After the suicide of one of his former patients, Zimbabwe-based psychiatrist Dixon Chibanda began training local grandmothers in evidence-based talk therapy. Since 2006 over four hundred grandmothers have been trained to deliver free services in more than seventy communities across the country while sitting on a “friendship bench” next to a local clinic. Friendship-bench patients were found after six months to have improved more significantly than patients receiving standard care. “I value human beings so much,” said one grandmother in the program. “I introduce myself and I say, ‘What is your problem? Tell me everything, and let me help you with my words.’ ”
“If ever a loss at sea fell under the definition, in the terms of a bill of lading, of Act of God,” Joseph Conrad wrote, “this one does, in its magnitude, suddenness, and severity; and in the chastening influence it should have on the self-confidence of mankind.” The sentence ends the first paragraph of his 1912 essay “Some Reflections on the Loss of the Titanic.”
“Kings embodied the whole period of their reign,” wrote Elias Canetti in Crowds and Power. “Their death, whether it came with the decline of their strength or, as later, coincided with their natural span of life, indicated a break in time. They were time. Between one king and the next, time stood still. There was a gap in it—an interregnum—which people sought to keep as short as possible.”
A cuneiform tablet dating to around 1950 bc describes residents of the Assyrian merchant colony of Kanesh, situated in what is now central Turkey, resolving conflicts by majority vote. This early example of a protodemocratic decision-making process is a sharp contrast with the consensus-based systems more commonly found in primitive societies, where “the restoration of social harmony is the primary goal,” notes Assyriologist Mogens Trolle Larsen. “This was clearly not a realistic aim for the Old Assyrian merchant society.”

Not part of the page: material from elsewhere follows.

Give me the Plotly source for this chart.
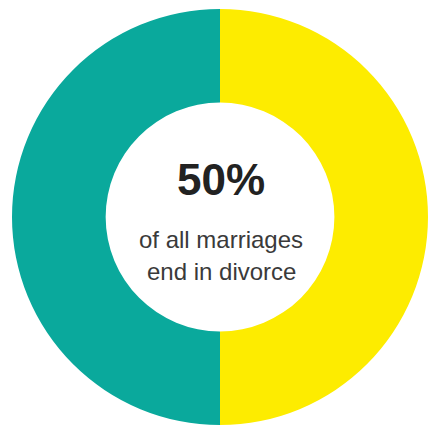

When a theologian renting from ninth-century Islamic philosopher al-Kindi hosted two cousins for a monthlong visit, the landlord increased the rent proportionally. His reasoning: a dwelling has a “limited existence.” A tenant enjoys this without the burden of ownership, then leaves the space “a dung heap and in dilapidation, only repairable at grievous expense.”
A surgeon in the British navy published an 1816 treatise on “The Incubus, or Nightmare, Disturbed Sleep, Terrific Dreams, and Nocturnal Visions,” arguing against folk beliefs that nightmares resulted from overindulgence and sleeping on one’s back. Sufferers “can bear testimony to the distress and alarm,” he wrote, “in many cases rendering the approach of night a cause of terror, and life itself miserable.”
“Utter damned rot!” is what William Berryman Scott, a former president of the American Philosophical Society, said in response to Alfred Wegener’s theory of continental drift, first proposed in 1912. “Wegener is not seeking the truth,” said a doubtful geologist, “he is advocating a cause and is blind to every argument and fact that tells against it.”
A seventeenth-century Jesuit missionary to China once related a story about a Nanjing man who sued a local deity, his case being that the god had accepted his sacrifices but failed to save his ailing daughter and so must be either impotent or malicious. District officials balked but referred the case to the imperial court in Beijing, which ruled against the deity—declaring it officially useless, exiling its cult statue, and ordering its monastery be destroyed.
A nineteen-year-old boy diagnosed with Hodgkin’s lymphoma requested help from the Make-A-Wish Foundation in 1998 to hunt a moose with his father. His request was denied. A year later the foundation instituted a national ban on firearm-related wishes, and the boy’s mother founded Hunt of a Lifetime, an organization devoted to sending terminally ill children deep-sea fishing or on hunting trips for sheep, elk, moose, or bear.